RBI Governor Sanjay Malhotra has called for a shift in how banks treat micro, small, and medium enterprises (MSMEs), urging them to act as growth partners. The central bank is pushing for the adoption of digital tools like the Unified Lending Interface (ULI) and TReDS to speed up credit access and improve data-driven lending to the sector.
What Happened
Reserve Bank of India (RBI) Governor Sanjay Malhotra has urged the banking sector to fundamentally change its approach toward micro, small, and medium enterprises (MSMEs). Speaking at the International MSME Day 2026 celebrations in Kochi, the Governor stressed that banks should move beyond viewing MSMEs as just a regulatory requirement. Instead, they should treat these businesses as long-term partners in economic growth.
The Governor emphasized that for this to happen, both banks and MSME entrepreneurs must embrace digital transformation. He pointed to digital infrastructure as the key to faster, more accurate lending decisions, moving away from slow, manual processes that have historically hampered credit access for small businesses.
Why It Matters for Investors
For investors in banking and financial stocks, this message is significant. Lending to MSMEs has traditionally been viewed as high-risk and high-cost due to the difficulty in assessing the creditworthiness of small, often unorganized businesses. By encouraging banks to use digital data, the RBI is essentially pushing for a more efficient way to manage this risk.

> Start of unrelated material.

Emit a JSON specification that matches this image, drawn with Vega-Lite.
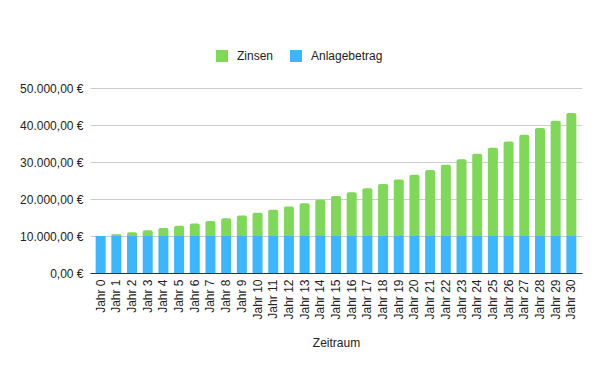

If banks adopt these digital strategies effectively, it could lead to better asset quality in their MSME loan books. It could also lower the 'transaction cost' of lending, potentially making this segment more profitable rather than just a mandatory obligation to meet priority sector lending targets.

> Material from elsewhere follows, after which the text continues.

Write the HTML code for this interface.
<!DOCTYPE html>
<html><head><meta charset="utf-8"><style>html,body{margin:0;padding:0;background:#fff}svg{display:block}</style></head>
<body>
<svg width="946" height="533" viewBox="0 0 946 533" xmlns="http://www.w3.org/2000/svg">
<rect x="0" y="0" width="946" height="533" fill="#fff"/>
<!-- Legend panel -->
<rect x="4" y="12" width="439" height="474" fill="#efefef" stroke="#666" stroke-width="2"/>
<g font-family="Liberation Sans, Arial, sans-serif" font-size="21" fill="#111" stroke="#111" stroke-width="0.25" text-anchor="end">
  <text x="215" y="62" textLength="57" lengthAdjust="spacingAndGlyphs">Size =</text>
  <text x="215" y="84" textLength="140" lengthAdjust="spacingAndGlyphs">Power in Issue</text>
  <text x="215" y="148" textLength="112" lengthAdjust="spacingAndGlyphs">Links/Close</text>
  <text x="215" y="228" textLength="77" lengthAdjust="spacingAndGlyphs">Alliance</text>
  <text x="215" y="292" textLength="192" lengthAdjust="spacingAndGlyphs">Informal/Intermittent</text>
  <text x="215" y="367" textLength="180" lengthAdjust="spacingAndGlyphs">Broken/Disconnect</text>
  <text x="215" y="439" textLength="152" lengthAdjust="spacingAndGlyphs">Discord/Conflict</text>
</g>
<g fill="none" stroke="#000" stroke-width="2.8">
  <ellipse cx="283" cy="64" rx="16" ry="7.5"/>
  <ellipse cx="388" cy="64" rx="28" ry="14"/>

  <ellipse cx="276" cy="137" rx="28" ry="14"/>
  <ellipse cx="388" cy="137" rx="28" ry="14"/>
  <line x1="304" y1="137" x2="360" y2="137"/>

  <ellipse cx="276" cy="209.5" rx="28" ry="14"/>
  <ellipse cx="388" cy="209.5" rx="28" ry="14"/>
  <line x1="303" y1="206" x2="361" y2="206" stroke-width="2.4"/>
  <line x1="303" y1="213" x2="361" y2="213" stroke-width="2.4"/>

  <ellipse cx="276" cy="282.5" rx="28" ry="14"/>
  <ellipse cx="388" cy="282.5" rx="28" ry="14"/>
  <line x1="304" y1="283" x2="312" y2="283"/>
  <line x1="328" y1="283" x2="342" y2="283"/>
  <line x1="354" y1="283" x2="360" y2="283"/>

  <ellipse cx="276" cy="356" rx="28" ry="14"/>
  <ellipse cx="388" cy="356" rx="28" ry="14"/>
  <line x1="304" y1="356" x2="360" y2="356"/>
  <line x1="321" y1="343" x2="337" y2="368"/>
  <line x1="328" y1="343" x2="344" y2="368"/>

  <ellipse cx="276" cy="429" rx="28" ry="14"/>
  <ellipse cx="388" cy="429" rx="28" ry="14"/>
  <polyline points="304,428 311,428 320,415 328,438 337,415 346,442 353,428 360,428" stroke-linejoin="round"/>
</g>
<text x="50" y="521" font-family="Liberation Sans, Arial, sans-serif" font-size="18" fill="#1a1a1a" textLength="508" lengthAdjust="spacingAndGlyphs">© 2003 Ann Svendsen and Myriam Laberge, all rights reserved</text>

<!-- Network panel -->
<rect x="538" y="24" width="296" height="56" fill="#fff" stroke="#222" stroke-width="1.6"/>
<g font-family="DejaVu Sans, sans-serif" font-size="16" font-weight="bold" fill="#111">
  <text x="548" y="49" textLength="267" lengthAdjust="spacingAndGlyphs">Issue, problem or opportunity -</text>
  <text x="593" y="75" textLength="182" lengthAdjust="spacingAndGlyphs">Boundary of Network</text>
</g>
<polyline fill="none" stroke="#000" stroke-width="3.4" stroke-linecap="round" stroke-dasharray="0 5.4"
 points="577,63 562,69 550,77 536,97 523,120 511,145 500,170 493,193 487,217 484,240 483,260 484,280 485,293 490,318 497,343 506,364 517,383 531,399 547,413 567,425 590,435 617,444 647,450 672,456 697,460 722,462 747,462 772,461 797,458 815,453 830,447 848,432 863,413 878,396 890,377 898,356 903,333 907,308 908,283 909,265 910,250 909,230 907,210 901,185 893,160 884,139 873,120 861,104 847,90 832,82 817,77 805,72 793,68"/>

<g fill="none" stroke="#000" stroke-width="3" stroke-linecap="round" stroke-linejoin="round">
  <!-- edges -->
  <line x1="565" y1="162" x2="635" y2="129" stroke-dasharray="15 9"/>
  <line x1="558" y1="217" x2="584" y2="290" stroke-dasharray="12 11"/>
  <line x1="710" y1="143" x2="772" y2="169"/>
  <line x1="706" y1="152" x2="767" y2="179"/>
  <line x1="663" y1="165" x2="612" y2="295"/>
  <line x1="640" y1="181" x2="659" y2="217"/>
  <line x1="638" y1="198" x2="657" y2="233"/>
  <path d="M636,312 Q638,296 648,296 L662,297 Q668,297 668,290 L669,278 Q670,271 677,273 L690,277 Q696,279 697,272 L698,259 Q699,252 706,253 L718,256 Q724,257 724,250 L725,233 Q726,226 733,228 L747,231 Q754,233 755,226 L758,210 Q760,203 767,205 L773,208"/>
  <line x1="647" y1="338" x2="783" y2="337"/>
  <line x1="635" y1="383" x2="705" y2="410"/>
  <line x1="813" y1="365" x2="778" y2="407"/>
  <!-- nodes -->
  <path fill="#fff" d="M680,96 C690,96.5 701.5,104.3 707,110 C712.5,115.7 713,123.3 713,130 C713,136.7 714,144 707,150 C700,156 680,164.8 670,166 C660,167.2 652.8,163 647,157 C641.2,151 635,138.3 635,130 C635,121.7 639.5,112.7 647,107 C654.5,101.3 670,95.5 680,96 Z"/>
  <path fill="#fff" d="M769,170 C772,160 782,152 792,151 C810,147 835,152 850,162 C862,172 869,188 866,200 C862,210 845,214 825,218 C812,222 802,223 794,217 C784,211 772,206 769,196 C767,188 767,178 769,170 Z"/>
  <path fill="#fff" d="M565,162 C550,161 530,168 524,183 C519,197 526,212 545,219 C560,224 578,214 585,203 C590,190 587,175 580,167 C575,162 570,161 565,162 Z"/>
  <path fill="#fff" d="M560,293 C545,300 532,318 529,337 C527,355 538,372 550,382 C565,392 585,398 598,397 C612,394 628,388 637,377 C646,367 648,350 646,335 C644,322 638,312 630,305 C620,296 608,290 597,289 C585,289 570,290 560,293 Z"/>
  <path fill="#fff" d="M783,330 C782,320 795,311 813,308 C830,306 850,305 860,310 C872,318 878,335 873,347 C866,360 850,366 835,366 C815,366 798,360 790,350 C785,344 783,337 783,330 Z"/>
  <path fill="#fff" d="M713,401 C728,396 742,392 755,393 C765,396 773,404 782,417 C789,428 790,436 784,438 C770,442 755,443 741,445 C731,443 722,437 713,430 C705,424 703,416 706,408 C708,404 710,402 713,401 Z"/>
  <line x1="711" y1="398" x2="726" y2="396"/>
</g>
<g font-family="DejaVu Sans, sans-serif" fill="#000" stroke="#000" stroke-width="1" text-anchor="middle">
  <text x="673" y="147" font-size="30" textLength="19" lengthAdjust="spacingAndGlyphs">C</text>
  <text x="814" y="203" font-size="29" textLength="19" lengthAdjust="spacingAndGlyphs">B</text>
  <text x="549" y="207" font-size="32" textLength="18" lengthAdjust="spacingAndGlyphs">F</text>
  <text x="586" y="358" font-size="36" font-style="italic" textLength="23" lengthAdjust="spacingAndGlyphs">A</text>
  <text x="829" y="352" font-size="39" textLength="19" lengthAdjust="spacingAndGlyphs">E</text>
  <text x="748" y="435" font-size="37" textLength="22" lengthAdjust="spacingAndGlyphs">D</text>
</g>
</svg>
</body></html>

The Digital Tools: ULI and TReDS
The RBI is highlighting specific tools to make this shift possible. One is the Unified Lending Interface (ULI), a technology platform designed to provide 'frictionless credit.' ULI allows lenders to access verified digital information—such as land records, GST filings, and credit history—directly through APIs after getting consent from the borrower. This cuts down the time required for credit appraisal from weeks to potentially days or hours.
Another pillar is the Trade Receivables Discounting System (TReDS). This digital marketplace allows MSMEs to sell their unpaid invoices to banks and other financiers. It solves a major liquidity problem for small businesses by providing them with immediate cash, while allowing banks to finance these receivables with a clearer view of the buyer’s credit risk.
Challenges and Risks
Investors should keep in mind that technology is not a total solution for credit risk. While tools like ULI help with data access, the core challenge of assessing a small business's future cash flow remains. Recent reports have indicated that Indian banks have become more cautious about MSME lending due to emerging signs of stress in the sector.
Even with digital tools, if the economic environment for small businesses remains tough, loan defaults could still rise. Additionally, banks will need to invest in upgrading their technology stacks to fully integrate these platforms, which could impact their operational costs in the near term.
What Investors Should Track
Investors monitoring this space should look beyond just the growth of MSME loan books. It is important to watch how banks manage the quality of these assets. Key monitorables include:
- Technological Expenditure: Which banks are successfully integrating ULI and TReDS to lower their cost-to-income ratio in this segment.
- Asset Quality Trends: Tracking the Non-Performing Asset (NPA) levels in the MSME portfolio of banks.
- Credit Growth: Whether the push for 'growth partnership' actually translates into faster loan book growth or if banks continue to remain cautious due to sector stress.
Ultimately, while the RBI’s push is aimed at improving access, the success of this model will depend on whether banks can use this data to lend more confidently without sacrificing the quality of their portfolios.